PROBLEM >> In the entries, find all lines that hold the word "using" and copy them.

=== PROVIDED MATERIAL ===

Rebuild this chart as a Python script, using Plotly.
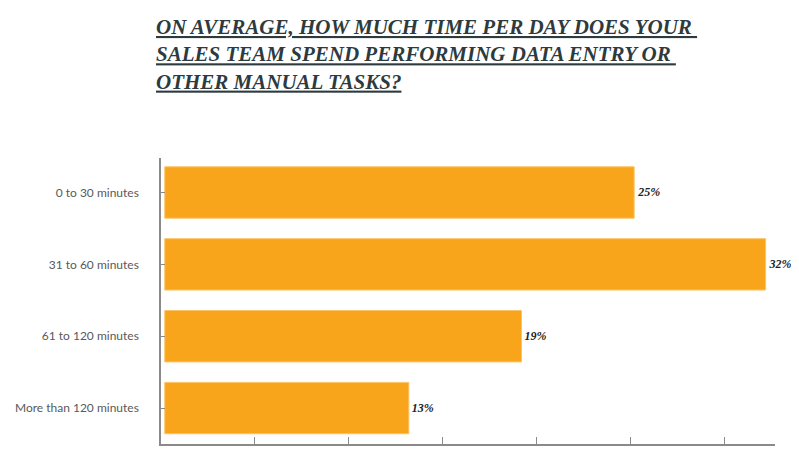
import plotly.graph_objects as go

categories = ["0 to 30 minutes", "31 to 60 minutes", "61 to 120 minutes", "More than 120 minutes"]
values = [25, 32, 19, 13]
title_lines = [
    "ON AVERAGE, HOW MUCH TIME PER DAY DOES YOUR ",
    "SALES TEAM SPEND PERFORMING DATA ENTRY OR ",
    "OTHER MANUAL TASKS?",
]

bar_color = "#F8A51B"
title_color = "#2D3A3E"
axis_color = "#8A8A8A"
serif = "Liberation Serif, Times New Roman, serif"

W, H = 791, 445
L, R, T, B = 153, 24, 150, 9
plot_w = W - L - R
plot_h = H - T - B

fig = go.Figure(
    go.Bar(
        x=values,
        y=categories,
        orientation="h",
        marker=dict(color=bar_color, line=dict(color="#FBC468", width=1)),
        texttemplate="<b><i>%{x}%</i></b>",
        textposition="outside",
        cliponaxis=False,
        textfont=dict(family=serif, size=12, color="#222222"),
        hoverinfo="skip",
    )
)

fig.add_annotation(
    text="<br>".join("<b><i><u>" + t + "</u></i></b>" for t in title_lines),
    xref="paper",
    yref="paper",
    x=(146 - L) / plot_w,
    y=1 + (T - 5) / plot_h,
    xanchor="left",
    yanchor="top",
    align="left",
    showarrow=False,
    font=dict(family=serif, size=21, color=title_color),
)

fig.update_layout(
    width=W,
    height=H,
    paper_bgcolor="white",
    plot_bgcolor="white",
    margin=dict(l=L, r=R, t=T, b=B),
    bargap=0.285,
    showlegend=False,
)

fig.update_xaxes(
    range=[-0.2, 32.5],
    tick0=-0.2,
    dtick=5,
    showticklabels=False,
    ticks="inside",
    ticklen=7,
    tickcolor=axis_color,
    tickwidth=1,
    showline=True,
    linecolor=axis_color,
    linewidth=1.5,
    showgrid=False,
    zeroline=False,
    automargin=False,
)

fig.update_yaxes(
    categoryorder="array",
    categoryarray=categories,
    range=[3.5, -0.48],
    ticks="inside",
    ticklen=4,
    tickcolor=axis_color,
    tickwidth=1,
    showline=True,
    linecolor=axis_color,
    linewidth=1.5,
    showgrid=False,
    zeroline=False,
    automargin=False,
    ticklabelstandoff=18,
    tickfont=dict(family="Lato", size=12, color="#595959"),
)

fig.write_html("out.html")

===
=== PROVIDED MATERIAL ===

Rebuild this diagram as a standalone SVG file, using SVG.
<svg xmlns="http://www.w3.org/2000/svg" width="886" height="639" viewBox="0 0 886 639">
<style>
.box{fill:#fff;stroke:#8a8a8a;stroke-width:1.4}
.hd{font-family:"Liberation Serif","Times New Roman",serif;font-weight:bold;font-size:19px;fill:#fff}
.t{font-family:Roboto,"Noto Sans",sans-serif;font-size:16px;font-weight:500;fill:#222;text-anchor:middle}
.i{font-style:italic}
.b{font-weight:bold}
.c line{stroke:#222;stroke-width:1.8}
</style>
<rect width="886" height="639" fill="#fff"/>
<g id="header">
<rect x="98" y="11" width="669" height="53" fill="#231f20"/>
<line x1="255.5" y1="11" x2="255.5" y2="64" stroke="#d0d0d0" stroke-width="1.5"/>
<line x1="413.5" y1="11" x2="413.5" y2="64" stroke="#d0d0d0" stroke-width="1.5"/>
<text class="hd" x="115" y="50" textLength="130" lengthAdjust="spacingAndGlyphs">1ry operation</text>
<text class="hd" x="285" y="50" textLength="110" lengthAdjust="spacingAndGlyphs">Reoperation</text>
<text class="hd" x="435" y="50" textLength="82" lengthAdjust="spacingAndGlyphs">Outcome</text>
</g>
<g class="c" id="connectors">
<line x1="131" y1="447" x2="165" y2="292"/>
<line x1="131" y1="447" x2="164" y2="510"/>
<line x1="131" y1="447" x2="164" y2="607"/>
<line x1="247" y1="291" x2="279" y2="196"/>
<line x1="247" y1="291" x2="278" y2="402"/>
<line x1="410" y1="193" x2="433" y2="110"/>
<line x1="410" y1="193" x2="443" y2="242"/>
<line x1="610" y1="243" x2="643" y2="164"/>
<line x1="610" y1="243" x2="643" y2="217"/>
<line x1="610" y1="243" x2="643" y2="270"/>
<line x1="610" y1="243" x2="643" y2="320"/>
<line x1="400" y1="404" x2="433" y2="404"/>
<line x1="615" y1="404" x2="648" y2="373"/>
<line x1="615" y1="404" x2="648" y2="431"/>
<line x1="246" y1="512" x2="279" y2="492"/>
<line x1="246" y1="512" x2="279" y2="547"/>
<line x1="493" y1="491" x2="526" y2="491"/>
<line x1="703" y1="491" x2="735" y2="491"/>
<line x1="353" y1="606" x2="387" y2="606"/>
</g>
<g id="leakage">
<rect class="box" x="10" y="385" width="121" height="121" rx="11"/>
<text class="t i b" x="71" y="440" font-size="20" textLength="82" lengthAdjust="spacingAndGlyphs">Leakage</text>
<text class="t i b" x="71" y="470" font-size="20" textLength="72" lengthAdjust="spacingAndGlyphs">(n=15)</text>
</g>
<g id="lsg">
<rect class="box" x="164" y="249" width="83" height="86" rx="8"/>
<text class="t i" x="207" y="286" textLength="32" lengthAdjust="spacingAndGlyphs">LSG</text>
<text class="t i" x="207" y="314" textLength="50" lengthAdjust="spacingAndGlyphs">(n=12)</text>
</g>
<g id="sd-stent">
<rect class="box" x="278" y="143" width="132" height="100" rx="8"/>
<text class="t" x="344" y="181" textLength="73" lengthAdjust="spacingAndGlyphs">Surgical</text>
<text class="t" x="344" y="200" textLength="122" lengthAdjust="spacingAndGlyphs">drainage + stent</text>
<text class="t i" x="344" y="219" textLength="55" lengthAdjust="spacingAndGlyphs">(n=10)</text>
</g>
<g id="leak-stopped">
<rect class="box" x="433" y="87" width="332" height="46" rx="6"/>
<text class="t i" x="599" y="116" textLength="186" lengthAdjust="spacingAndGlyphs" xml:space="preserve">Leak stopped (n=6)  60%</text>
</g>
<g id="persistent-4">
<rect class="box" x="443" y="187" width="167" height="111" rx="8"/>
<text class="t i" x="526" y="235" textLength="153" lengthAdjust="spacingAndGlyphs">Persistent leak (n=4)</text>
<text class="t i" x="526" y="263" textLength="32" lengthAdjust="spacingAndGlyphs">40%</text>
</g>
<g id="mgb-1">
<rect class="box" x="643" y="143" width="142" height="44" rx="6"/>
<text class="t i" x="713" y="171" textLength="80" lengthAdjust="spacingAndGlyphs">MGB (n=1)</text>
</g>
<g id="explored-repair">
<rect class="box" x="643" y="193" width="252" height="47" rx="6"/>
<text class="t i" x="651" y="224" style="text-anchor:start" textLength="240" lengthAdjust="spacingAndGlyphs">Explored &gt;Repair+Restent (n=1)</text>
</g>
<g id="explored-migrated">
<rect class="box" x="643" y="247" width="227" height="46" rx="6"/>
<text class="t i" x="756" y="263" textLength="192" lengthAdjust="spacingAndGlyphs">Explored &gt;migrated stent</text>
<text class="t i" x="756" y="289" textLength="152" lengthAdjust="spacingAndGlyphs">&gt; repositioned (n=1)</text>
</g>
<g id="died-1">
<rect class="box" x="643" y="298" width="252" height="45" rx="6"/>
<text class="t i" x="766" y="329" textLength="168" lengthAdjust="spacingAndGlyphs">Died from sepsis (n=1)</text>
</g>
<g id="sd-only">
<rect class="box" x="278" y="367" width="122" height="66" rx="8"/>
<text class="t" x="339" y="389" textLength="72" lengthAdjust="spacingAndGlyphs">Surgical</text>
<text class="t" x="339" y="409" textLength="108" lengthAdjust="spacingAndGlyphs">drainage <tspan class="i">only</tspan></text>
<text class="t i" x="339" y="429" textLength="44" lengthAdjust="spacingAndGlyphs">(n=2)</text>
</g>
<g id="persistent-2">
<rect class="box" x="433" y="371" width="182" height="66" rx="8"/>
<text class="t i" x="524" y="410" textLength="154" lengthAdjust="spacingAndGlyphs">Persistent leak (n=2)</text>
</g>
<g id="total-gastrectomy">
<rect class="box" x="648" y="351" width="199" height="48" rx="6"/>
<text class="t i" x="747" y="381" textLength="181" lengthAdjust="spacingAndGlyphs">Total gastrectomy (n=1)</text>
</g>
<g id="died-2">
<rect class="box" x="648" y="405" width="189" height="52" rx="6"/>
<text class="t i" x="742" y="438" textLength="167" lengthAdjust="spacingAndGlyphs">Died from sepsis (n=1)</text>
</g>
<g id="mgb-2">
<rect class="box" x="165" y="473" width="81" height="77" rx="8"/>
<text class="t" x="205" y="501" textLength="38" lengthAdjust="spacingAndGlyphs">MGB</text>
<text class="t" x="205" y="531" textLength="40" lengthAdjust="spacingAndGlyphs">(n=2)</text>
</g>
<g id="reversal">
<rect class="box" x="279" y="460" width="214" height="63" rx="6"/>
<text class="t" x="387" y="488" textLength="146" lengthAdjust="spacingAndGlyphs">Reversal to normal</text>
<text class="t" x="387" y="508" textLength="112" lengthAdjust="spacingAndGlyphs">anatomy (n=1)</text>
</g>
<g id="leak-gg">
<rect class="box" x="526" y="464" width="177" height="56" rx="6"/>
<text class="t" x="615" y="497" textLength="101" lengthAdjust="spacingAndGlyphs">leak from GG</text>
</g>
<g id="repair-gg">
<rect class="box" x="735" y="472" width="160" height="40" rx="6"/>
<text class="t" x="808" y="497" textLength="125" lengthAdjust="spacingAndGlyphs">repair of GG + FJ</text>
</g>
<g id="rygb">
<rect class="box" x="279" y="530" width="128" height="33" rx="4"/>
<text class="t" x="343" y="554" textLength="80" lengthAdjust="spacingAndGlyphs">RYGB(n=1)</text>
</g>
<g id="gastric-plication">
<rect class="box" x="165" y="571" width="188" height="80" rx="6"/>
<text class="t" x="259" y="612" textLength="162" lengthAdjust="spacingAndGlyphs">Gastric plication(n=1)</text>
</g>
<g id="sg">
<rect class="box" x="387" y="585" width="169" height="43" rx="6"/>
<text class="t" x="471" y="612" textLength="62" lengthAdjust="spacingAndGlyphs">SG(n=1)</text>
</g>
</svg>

===

WORKED SOLUTION >>
Rebuild this chart as a Python script, using Plotly.
Rebuild this diagram as a standalone SVG file, using SVG.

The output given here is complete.